Wednesday, April 29, 2009

Henpecked? Ouch (Windsor Dairy Pt. 2)


Last weekend I mentioned that we went to check out the raw milk Windsor Dairy. I didn't go into much depth because there was so much to talk about, I had to control myself and ration it out. This installment? CHICKENS!!!

Why am I devoting yet another blog post to chickens? (see my previous series on free range chickens) I'll just come out and say it ... because they are really weird.

Ok, as I've confessed, I'm a hard-core offspring of suburbia. I have seen maybe a handful of chickens in my life. I've eaten a lot but haven't actually seen them in their feathers.

Windsor Dairy has a few thousand chickens, most of which are wandering around. Around the parking lot, around the road, around my car, chasing my baby, chasing the dog, being chased by the dog. You get the idea, they were everywhere.

The dairy only just started raising chickens recently. They were setting themselves up for raising a much smaller number of two breeds, one egg-laying hen breed and one breed of roasters, when another organic farm turned down an order of 1600 hen chicks. They decided to accept the chicks, leaving them with a serious housing problem.
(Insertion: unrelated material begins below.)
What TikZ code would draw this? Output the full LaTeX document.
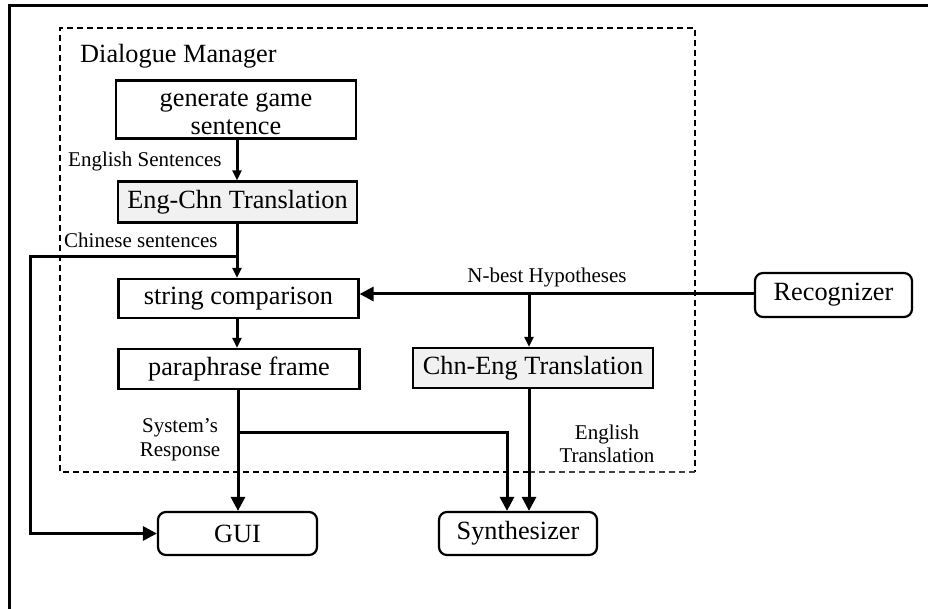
\documentclass[tikz,border=0pt]{standalone}
\usepackage{fontspec}
\setmainfont{Liberation Serif}
\usetikzlibrary{arrows.meta}
\definecolor{boxgray}{RGB}{241,241,241}
\begin{document}
\begin{tikzpicture}[x=1pt,y=-1pt,
  bigfont/.style={font=\fontsize{26.3}{28}\selectfont},
  smallfont/.style={font=\fontsize{21}{24}\selectfont},
  box/.style={draw,line width=2.2pt,inner sep=0pt,bigfont,align=center},
  rbox/.style={box,rounded corners=8pt},
  txt/.style={inner sep=0pt,bigfont},
  lab/.style={inner sep=0pt,smallfont},
  conn/.style={line width=3pt},
  smallarrow/.style={conn,-{Triangle[length=10pt,width=9pt]}},
  bigarrow/.style={conn,-{Triangle[length=14pt,width=14pt]}},
  dm/.style={line width=2pt,dash pattern=on 6pt off 4pt}
]
\useasboundingbox (0,0) rectangle (928,609);
% outer frame (only top and left visible)
\draw[line width=3pt] (9,615) -- (9,5.5) -- (935,5.5);
% dashed Dialogue Manager region
\draw[dm] (529,472) -- (60,472) -- (60,28) -- (695,28) -- (695,472);
\draw[dm,line width=1.2pt,black!75] (695,472) -- (529,472);
\node[txt,anchor=base west] (dmlabel) at (80,63) {Dialogue Manager};

% nodes
\node[box,minimum width=240pt,minimum height=58pt] (gen) at (236,109.5) {};
\node[txt,anchor=base] (gen1) at (236,107) {generate game};
\node[txt,anchor=base] (gen2) at (236,135) {sentence};
\node[box,fill=boxgray,minimum width=239pt,minimum height=41pt] (engchn) at (237.5,202) {Eng-Chn Translation};
\node[box,minimum width=240pt,minimum height=39pt] (strcmp) at (238.5,298.5) {string comparison};
\node[box,minimum width=241pt,minimum height=40pt] (para) at (239,369) {paraphrase frame};
\node[box,fill=boxgray,minimum width=240pt,minimum height=40pt] (chneng) at (533,368) {Chn-Eng Translation};
\node[rbox,minimum width=157pt,minimum height=44pt] (recog) at (833.5,295) {Recognizer};
\node[rbox,minimum width=159pt,minimum height=43pt] (gui) at (237.5,533.5) {GUI};
\node[rbox,minimum width=158pt,minimum height=43pt] (synth) at (518,533.5) {Synthesizer};

% labels
\node[lab,anchor=base west] (les) at (68,167) {English Sentences};
\node[lab,anchor=base west] (lcs) at (64,248) {Chinese sentences};
\node[lab,anchor=base] (lnb) at (547,283) {N-best Hypotheses};
\node[lab,anchor=base] (lsys) at (180,432) {System’s};
\node[lab,anchor=base] (lresp) at (180,456) {Response};
\node[lab,anchor=base] (leng) at (607,439) {English};
\node[lab,anchor=base] (ltr) at (607,462) {Translation};

% junction coordinates
\coordinate (cj) at (237,257);
\coordinate (cl) at (30,257);
\coordinate (cx) at (237,0);
\coordinate (nb) at (529,294);
\coordinate (sb) at (238,432);
\coordinate (sr) at (507,432);

% connectors
\draw[smallarrow] (gen.south -| cx) -- (cx |- engchn.north);
\draw[smallarrow] (engchn.south -| cx) -- (cx |- strcmp.north);
\draw[bigarrow] (cj) -- (cl) -- (cl |- gui.west) -- (gui.west);
\draw[smallarrow] (strcmp.south -| cx) -- (cx |- para.north);
\draw[bigarrow] (recog.west |- nb) -- (nb -| strcmp.east);
\draw[smallarrow] (nb) -- (nb |- chneng.north);
\draw[bigarrow] (nb |- chneng.south) -- (nb |- synth.north);
\draw[bigarrow] (para.south -| sb) -- (sb |- gui.north);
\draw[bigarrow] (sb) -- (sr) -- (sr |- synth.north);
\end{tikzpicture}
\end{document}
Ultimately, all of the chickens will be not just free-range but pastured. They will live in portable chicken coops, currently being built, which will be rotated onto pastures recently grazed by cows so that they can clean the field of bugs (attracted by the cow manure) and fertilize the field by scratching the cow and their own manure into the ground. Some time later, the fertilized soil will be covered in new grass, ready for more hungry cows.
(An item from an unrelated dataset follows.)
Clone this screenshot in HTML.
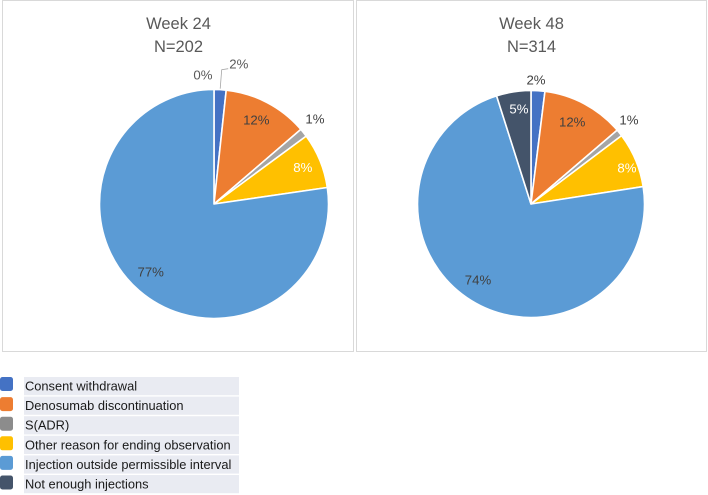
<!DOCTYPE html>
<html lang="en">
<head>
<meta charset="utf-8">
<title>Reasons for ending observation at Week 24 and Week 48</title>
<style>
html,body{margin:0;padding:0;background:#fff;width:708px;height:495px;overflow:hidden}
svg{display:block}
text{font-family:"Liberation Sans",Arial,sans-serif}
</style>
</head>
<body>
<svg id="chart" width="708" height="495" viewBox="0 0 708 495" xmlns="http://www.w3.org/2000/svg">
  <rect x="2.5" y="0.5" width="351" height="351" fill="#fff" stroke="#d9d9d9"/>
  <rect x="356.5" y="0.5" width="350" height="351" fill="#fff" stroke="#d9d9d9"/>
  <text x="178.5" y="29" text-anchor="middle" font-size="16.5" fill="#595959">Week 24</text>
  <text x="178.5" y="52" text-anchor="middle" font-size="16.5" fill="#595959">N=202</text>
  <text x="531.5" y="29" text-anchor="middle" font-size="16.5" fill="#595959">Week 48</text>
  <text x="531.5" y="52" text-anchor="middle" font-size="16.5" fill="#595959">N=314</text>
  <g id="pie-24"></g>
  <g id="pie-48"></g>
  <g id="legend"></g>
</svg>
<script>
// Chart data
const categories = ['Consent withdrawal', 'Denosumab discontinuation', 'S(ADR)', 'Other reason for ending observation', 'Injection outside permissible interval', 'Not enough injections'];
const week24Zero = 0;
const week24Values = [1.7, 12, 1.2, 7.8, 77.3, 0];
const week24Printed = ['2%', '12%', '1%', '8%', '77%', ''];
const week48Values = [2, 12, 1, 8, 74, 5];
const week48Printed = ['2%', '12%', '1%', '8%', '74%', '5%'];
const zeroLabel = '0%';

// Appearance
const colors = ['#4472c4', '#ed7d31', '#a5a5a5', '#ffc000', '#5b9bd5', '#44546a'];
const legendColors = ['#4472c4', '#ed7d31', '#8c8c8c', '#ffc000', '#5b9bd5', '#44546a'];
const NS = 'http://www.w3.org/2000/svg';

function polar(cx, cy, r, deg) {
  const a = deg * Math.PI / 180;
  return [cx + r * Math.sin(a), cy - r * Math.cos(a)];
}

function drawLabel(group, x, y, str, fill, name) {
  const t = document.createElementNS(NS, 'text');
  
  
  t.setAttribute('x', x.toFixed(1));
  t.setAttribute('y', (y + 4.5).toFixed(1));
  t.setAttribute('text-anchor', 'middle');
  t.setAttribute('font-size', '13.2');
  t.setAttribute('fill', fill);
  t.textContent = str;
  group.appendChild(t);
}

function drawPie(groupId, prefix, cx, cy, r, values, printed, labelRadii, labelShifts, labelFills) {
  const group = document.getElementById(groupId);
  const total = values.reduce(function (a, b) { return a + b; }, 0);
  const mids = [];
  let cum = 0;
  values.forEach(function (v, i) {
    const start = cum / total * 360;
    cum += v;
    const end = cum / total * 360;
    mids.push((start + end) / 2);
    if (v <= 0) return;
    const p0 = polar(cx, cy, r, start);
    const p1 = polar(cx, cy, r, end);
    const large = end - start > 180 ? 1 : 0;
    const path = document.createElementNS(NS, 'path');
    
    
    path.setAttribute('d', 'M' + cx + ' ' + cy + 'L' + p0[0].toFixed(2) + ' ' + p0[1].toFixed(2) +
      'A' + r + ' ' + r + ' 0 ' + large + ' 1 ' + p1[0].toFixed(2) + ' ' + p1[1].toFixed(2) + 'Z');
    path.setAttribute('fill', colors[i]);
    path.setAttribute('stroke', '#fff');
    path.setAttribute('stroke-width', '1.6');
    path.setAttribute('stroke-linejoin', 'round');
    group.appendChild(path);
  });
  printed.forEach(function (str, i) {
    if (!str) return;
    const p = polar(cx, cy, labelRadii[i], mids[i] + labelShifts[i]);
    drawLabel(group, p[0], p[1], str, labelFills[i], prefix + '-label-' + (i + 1));
  });
  return mids;
}

const mids24 = drawPie('pie-24', 'week-24', 214, 204, 114.5, week24Values, week24Printed,
  [142, 94, 132, 96, 93, 0], [7, -1, -1.6, 0, 2, 0],
  ['#595959', '#404040', '#404040', '#ffffff', '#404040', '#404040']);

const pie24 = document.getElementById('pie-24');
const zeroPos = polar(214, 204, 129.5, week24Zero - 4.9);
drawLabel(pie24, zeroPos[0], zeroPos[1], zeroLabel, '#595959', 'week-24-label-zero');

const lead = polar(214, 204, 115.5, mids24[0]);
const leader = document.createElementNS(NS, 'polyline');


leader.setAttribute('points', lead[0].toFixed(1) + ',' + lead[1].toFixed(1) + ' ' + (lead[0] + 1.5).toFixed(1) + ',' + (lead[1] - 19).toFixed(1) + ' ' + (lead[0] + 8).toFixed(1) + ',' + (lead[1] - 20).toFixed(1));
leader.setAttribute('fill', 'none');
leader.setAttribute('stroke', '#a6a6a6');
leader.setAttribute('stroke-width', '0.8');
pie24.appendChild(leader);

drawPie('pie-48', 'week-48', 531, 204, 113.5, week48Values, week48Printed,
  [124, 92, 129, 102.5, 92.7, 96], [-1.2, -1.6, -1.8, 2.3, 3.1, 1.6],
  ['#404040', '#404040', '#404040', '#ffffff', '#404040', '#ffffff']);

// Legend
const legend = document.getElementById('legend');
categories.forEach(function (label, i) {
  const top = 377 + i * 19.6;
  const bg = document.createElementNS(NS, 'rect');
  
  
  bg.setAttribute('x', '24');
  bg.setAttribute('y', top.toFixed(1));
  bg.setAttribute('width', '215');
  bg.setAttribute('height', '18.2');
  bg.setAttribute('fill', '#e9ebf2');
  legend.appendChild(bg);

  const sw = document.createElementNS(NS, 'rect');
  
  
  sw.setAttribute('x', '0');
  sw.setAttribute('y', (top + 1.5 - (i === 0 ? 1.5 : 1)).toFixed(1));
  sw.setAttribute('width', '13');
  sw.setAttribute('height', '14');
  sw.setAttribute('rx', '2.5');
  sw.setAttribute('fill', legendColors[i]);
  legend.appendChild(sw);

  const t = document.createElementNS(NS, 'text');
  
  
  t.setAttribute('x', '25');
  t.setAttribute('y', (top + 13.5).toFixed(1));
  t.setAttribute('font-size', '12.85');
  t.setAttribute('fill', '#1a1a1a');
  t.textContent = label;
  legend.appendChild(t);
});
</script>
</body>
</html>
Not only will the chickens be providing free labor in the fields, but their eggs and meat will be rich and delicious because their current diet of organic feed will be supplemented heavily by grass and live bugs.

But the chickens aren't quite on the road yet because they need some free-range education.

Apparently, chickens don't automatically know that they need to go back into their coops at night (and if they don't, they're chances of survival are not good). Even chickens in pens have trouble finding their way back at first.

So how are they trained? Initially, they are raised to a certain size in a closed, heated coop. After a little while, they're released into a pen. Later they're released into a larger enclosure, and finally released out onto the farm. The dairy hasn't tried actually moving the coops from field to field yet, but I have a feeling the chickens might be running around like chickens with their heads ... well, you know.

When we saw them, the chickens were in various stages of training, some still inside, some in pens, and many more than I can count living out of a trailer and having the run of the whole farm. Not a bad life.

All of this doesn't explain why I think they're weird. First, there are just so many of them, everywhere, crowding, strutting, squeezing into small spaces. Check out the picture up top of them pushing each other in and out of the trailer. These were the completely free chickens ... they were doing this by choice!

And the way they carry themselves. They're cocky (!), completely oblivious to the much larger size of the people, goats, and cows that they seem to love to annoy.

And finally... I had no idea what the term henpecked meant. According to Webster, it means "to subject (one's husband) to persistent nagging and domination," but I have now seen with my own eyes that it literally means getting pecked by a hen. I would have thought that the life of a rooster in a hen house would be great, but not so. A rooster gets pecked and pecked and pecked, not just by one hen, but by as many as can crowd in close to him. Perhaps the attention is nice, but is it worth the pain?